Parsing
Parsing Purl Strings
Use Purl::PackageURL.parse to parse a purl string into its components:
purl = Purl::PackageURL.parse("pkg:npm/%40angular/animation@12.3.1")
The parser follows the right-to-left parsing algorithm specified by the purl spec:
- Split off the subpath from the right using
# - Split off the qualifiers from the right using
? - Split off the scheme from the left using
:(must bepkg) - Remove leading slashes
- Split off the type from the left using the first
/ - Split off the version from the right using
@ - Split off the name from the right using the last
/ - Remaining text becomes the namespace
URL Variations
The parser handles several URL formats:
# Standard format
Purl::PackageURL.parse("pkg:npm/express@4.18.0")
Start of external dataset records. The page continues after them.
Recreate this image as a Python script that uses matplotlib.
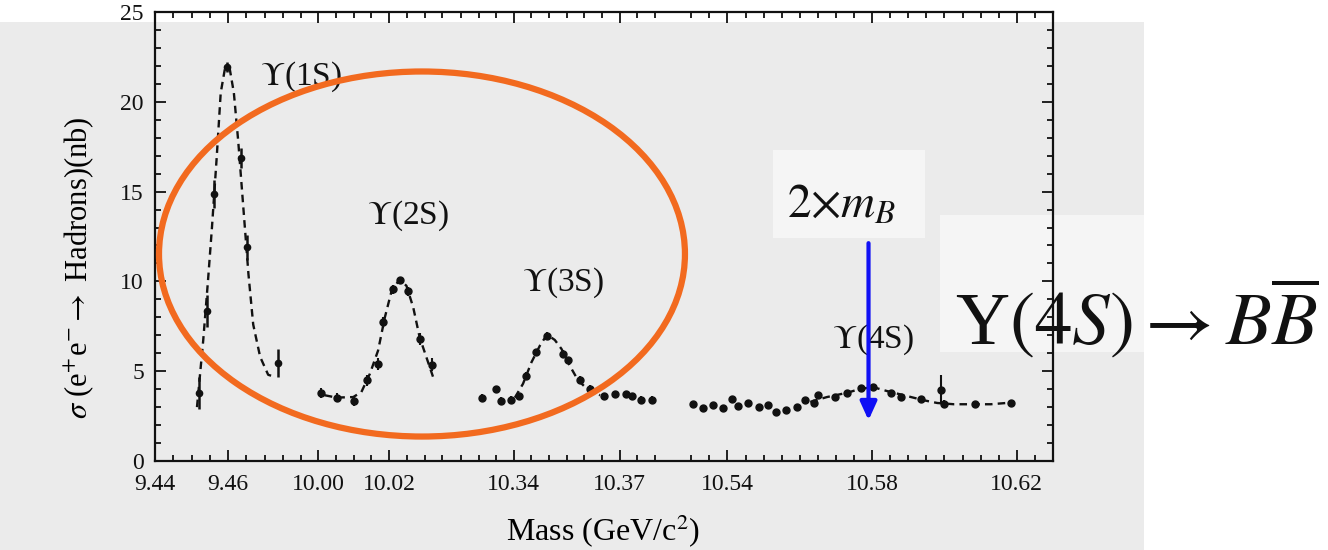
import numpy as np
import matplotlib
matplotlib.use("Agg")
import matplotlib.pyplot as plt
from matplotlib.patches import Ellipse, Rectangle
from matplotlib.ticker import FixedLocator, FixedFormatter, MultipleLocator

# ---------------- data ----------------
# Upsilon(1S) scan
m1 = [9.4521, 9.4543, 9.4562, 9.4598, 9.4635, 9.4651, 9.4738]
s1 = [3.78, 8.37, 14.87, 21.94, 16.86, 11.91, 5.45]
e1 = [0.9, 0.9, 0.8, 0.3, 0.55, 0.7, 0.8]
fit1_m = [9.4515, 9.4532, 9.4545, 9.4556, 9.4569, 9.4580, 9.4592, 9.4605,
          9.4616, 9.4628, 9.4642, 9.4656, 9.4669, 9.4688, 9.4710, 9.4726]
fit1_s = [3.0, 6.7, 10.0, 13.0, 16.9, 20.5, 21.9, 21.8,
          20.5, 17.8, 14.1, 10.4, 7.6, 5.8, 4.8, 4.7]

# Upsilon(2S) scan
m2 = [10.0007, 10.0052, 10.0101, 10.0138, 10.0169, 10.0183, 10.0211,
      10.0232, 10.0254, 10.0286, 10.0322]
s2 = [3.78, 3.51, 3.34, 4.49, 5.41, 7.72, 9.57, 10.07, 9.44, 6.80, 5.37]
e2 = [0.3, 0.25, 0.3, 0.3, 0.35, 0.3, 0.25, 0.2, 0.25, 0.35, 0.35]
fit2_m = [10.0019, 10.0052, 10.0099, 10.0122, 10.0146, 10.0169, 10.0188,
          10.0207, 10.0230, 10.0249, 10.0268, 10.0286, 10.0305, 10.0324]
fit2_s = [3.66, 3.53, 3.56, 3.84, 4.86, 6.15, 7.99, 9.47, 10.12, 9.75,
          8.55, 6.89, 5.78, 4.67]

# Upsilon(3S) scan
m3 = [10.3311, 10.3349, 10.3365, 10.3393, 10.3415, 10.3434, 10.3462, 10.3494,
      10.3538, 10.3554, 10.3587, 10.3617, 10.3655, 10.3686, 10.3719, 10.3736,
      10.3759, 10.3790]
s3 = [3.53, 3.99, 3.34, 3.42, 3.60, 4.76, 6.06, 6.98, 5.96, 5.60, 4.52, 4.03,
      3.60, 3.71, 3.71, 3.60, 3.42, 3.42]
e3 = [0.2] * 18
fit3_m = [10.3403, 10.3426, 10.3450, 10.3474, 10.3494, 10.3516, 10.3535,
          10.3558, 10.3582, 10.3610, 10.3644]
fit3_s = [3.53, 4.30, 5.50, 6.43, 7.04, 6.74, 6.24, 5.32, 4.49, 3.97, 3.66]

# Upsilon(4S) scan
m4 = [10.5306, 10.5332, 10.5360, 10.5387, 10.5412, 10.5430, 10.5458, 10.5486,
      10.5512, 10.5535, 10.5563, 10.5592, 10.5615, 10.5638, 10.5650, 10.5696,
      10.5731, 10.5768, 10.5803, 10.5853, 10.5880, 10.5936, 10.5991, 10.5998,
      10.6083, 10.6183]
s4 = [3.16, 2.97, 3.10, 2.97, 3.47, 3.05, 3.23, 3.01, 3.10, 2.73, 2.83, 3.01,
      3.38, 3.23, 3.66, 3.56, 3.80, 4.08, 4.12, 3.80, 3.56, 3.47, 3.97, 3.20,
      3.16, 3.25]
e4 = [0.15] * 22 + [0.8, 0.2, 0.15, 0.15]
fit4_m = [10.5629, 10.5675, 10.5731, 10.5768, 10.5803, 10.5842, 10.5888,
          10.5943, 10.5980, 10.6026, 10.6072, 10.6128, 10.6183]
fit4_s = [3.29, 3.56, 3.80, 4.02, 4.11, 3.89, 3.66, 3.38, 3.23, 3.16, 3.16,
          3.16, 3.25]

major_ticks = [9.44, 9.46, 10.00, 10.02, 10.34, 10.37, 10.54, 10.58, 10.62]
major_labels = ["9.44", "9.46", "10.00", "10.02", "10.34", "10.37",
                "10.54", "10.58", "10.62"]
peak_labels = [r"$\Upsilon$(1S)", r"$\Upsilon$(2S)", r"$\Upsilon$(3S)", r"$\Upsilon$(4S)"]
two_mB = 10.579

# ---------------- broken (compressed) mass axis ----------------
MASS_ANCH = [9.44, 9.4798, 9.9952, 10.0376, 10.3226, 10.3848, 10.5252, 10.6300]
POS_ANCH = [155.0, 300.3, 301.0, 451.6, 452.4, 672.0, 673.9, 1053.0]


def fwd(m):
    return np.interp(m, MASS_ANCH, POS_ANCH)


def inv(p):
    return np.interp(p, POS_ANCH, MASS_ANCH)


minor_ticks = []
for lo, hi in [(9.44, 9.4798), (9.995, 10.0376), (10.325, 10.3848), (10.53, 10.6300)]:
    v = lo
    while v <= hi + 1e-9:
        minor_ticks.append(round(v, 3))
        v += 0.005

# ---------------- style ----------------
plt.rcParams["font.family"] = ["Liberation Serif", "DejaVu Serif"]
plt.rcParams["mathtext.fontset"] = "stix"

PAGE = "#ebebeb"
W, H = 1328, 550
fig = plt.figure(figsize=(W / 100, H / 100), dpi=100, facecolor=PAGE)

# page background pieces
for (x0, y0, x1, y1, c) in [(0, 0, W, 22, "#ffffff"), (1144, 0, W, H, "#ffffff"),
                            (773, 150, 925, 238, "#f5f5f5"),
                            (940, 215, 1144, 352, "#f5f5f5")]:
    fig.patches.append(Rectangle((x0 / W, 1 - y1 / H), (x1 - x0) / W, (y1 - y0) / H,
                                 transform=fig.transFigure, color=c, zorder=-5, lw=0))

ax = fig.add_axes([155 / W, 1 - 461 / H, (1053 - 155) / W, (461 - 12) / H])
ax.set_facecolor("none")
ax.set_xscale("function", functions=(fwd, inv))
ax.set_xlim(9.44, 10.63)
ax.set_ylim(0, 25)

ink = "#111111"
dash = (0, (3.2, 2.2))
for fm, fs in [(fit1_m, fit1_s), (fit2_m, fit2_s), (fit3_m, fit3_s), (fit4_m, fit4_s)]:
    ax.plot(fm, fs, color=ink, ls=dash, lw=1.7, zorder=3)

ax.errorbar(m1, s1, yerr=e1, fmt="o", ms=4.5, color=ink, elinewidth=1.8, capsize=0, zorder=4)
for mm, ss, ee in [(m2, s2, e2), (m3, s3, e3), (m4, s4, e4)]:
    ax.errorbar(mm, ss, yerr=ee, fmt="o", ms=5, color=ink, elinewidth=1.5, capsize=0, zorder=4)

ax.xaxis.set_major_locator(FixedLocator(major_ticks))
ax.xaxis.set_major_formatter(FixedFormatter(major_labels))
ax.xaxis.set_minor_locator(FixedLocator(minor_ticks))
ax.yaxis.set_major_locator(MultipleLocator(5))
ax.yaxis.set_minor_locator(MultipleLocator(1))
ax.tick_params(which="both", direction="in", top=True, right=True, colors=ink, width=1.3)
ax.tick_params(which="major", length=8)
ax.tick_params(which="minor", length=4)
ax.tick_params(axis="x", which="major", labelsize=17, pad=9)
ax.tick_params(axis="y", which="major", labelsize=17, pad=8)
for sp in ax.spines.values():
    sp.set_linewidth(1.6)
    sp.set_color(ink)

ax.set_ylabel(r"$\sigma$ (e$^{+}$e$^{-}$$\rightarrow$ Hadrons)(nb)", fontsize=22)
ax.yaxis.set_label_coords(-0.066, 0.43)
ax.set_xlabel(r"Mass (GeV/c$^{2}$)", fontsize=23)
ax.xaxis.set_label_coords(0.499, -0.115)

# peak labels
for lab, (xf, yf) in zip(peak_labels, [(0.117, 0.855), (0.236, 0.546),
                                       (0.409, 0.396), (0.754, 0.269)]):
    ax.text(xf, yf, lab, transform=ax.transAxes, fontsize=24, ha="left", va="center",
            color=ink, zorder=6)

# highlight ellipse
ax.add_patch(Ellipse((0.2973, 0.461), 0.5857, 0.813, transform=ax.transAxes,
                     fill=False, ec="#F26A1F", lw=4.5, clip_on=False, zorder=7))

# 2 m_B arrow
ax.annotate("", xy=(two_mB, 2.27), xytext=(two_mB, 12.13),
            arrowprops=dict(arrowstyle="-|>,head_length=0.55,head_width=0.25",
                            color="#1010f5", lw=3, mutation_scale=20,
                            shrinkA=0, shrinkB=0), zorder=8)

fig.text(787 / W, 1 - 218 / H, r"$2{\times}m_B$", fontsize=34, ha="left",
         va="baseline", color=ink)
fig.text(955 / W, 1 - 345 / H, "\u03a5" + r"$(4S)\rightarrow B\overline{B}$",
         fontsize=54, ha="left", va="baseline", color=ink)

fig.savefig("out.png", dpi=100, facecolor=fig.get_facecolor())
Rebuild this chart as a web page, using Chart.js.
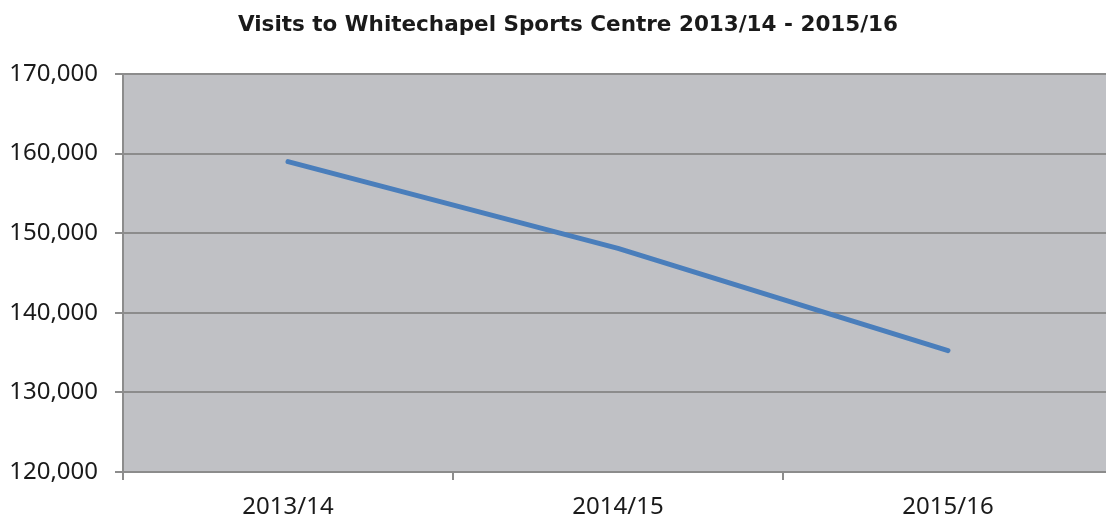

# With double slashes (pkg:// scheme)
Purl::PackageURL.parse("pkg://npm/express@4.18.0")
# With qualifiers
Purl::PackageURL.parse("pkg:deb/debian/curl@7.50.3-1?arch=amd64&distro=jessie")
# With subpath
Purl::PackageURL.parse("pkg:github/hahwul/purl.cr@v0.2.0#src/purl.cr")
# Full format with all components
Purl::PackageURL.parse("pkg:maven/org.apache/commons@3.12?classifier=sources#lib")
Percent-Encoding
The parser automatically decodes percent-encoded components:
purl = Purl::PackageURL.parse("pkg:npm/%40angular/animation@12.3.1")
purl.namespace # => "@angular" (decoded from %40angular)
When generating a purl string with to_s, components are automatically percent-encoded:
purl = Purl::PackageURL.new("npm", "@angular", "animation", "12.3.1")
purl.to_s # => "pkg:npm/%40angular/animation@12.3.1"
Error Handling
The parser raises Purl::Error for invalid inputs:
begin
Purl::PackageURL.parse("")
rescue ex : Purl::Error
puts ex.message # => "Invalid Package URL: empty string"
end
begin
Purl::PackageURL.parse("invalid:string")
rescue ex : Purl::Error
puts ex.message # => "Invalid Package URL: scheme must be 'pkg', got 'invalid'"
end
begin
Purl::PackageURL.parse("pkg:npm/")
rescue ex : Purl::Error
puts ex.message # => "Invalid Package URL: name must not be empty"
end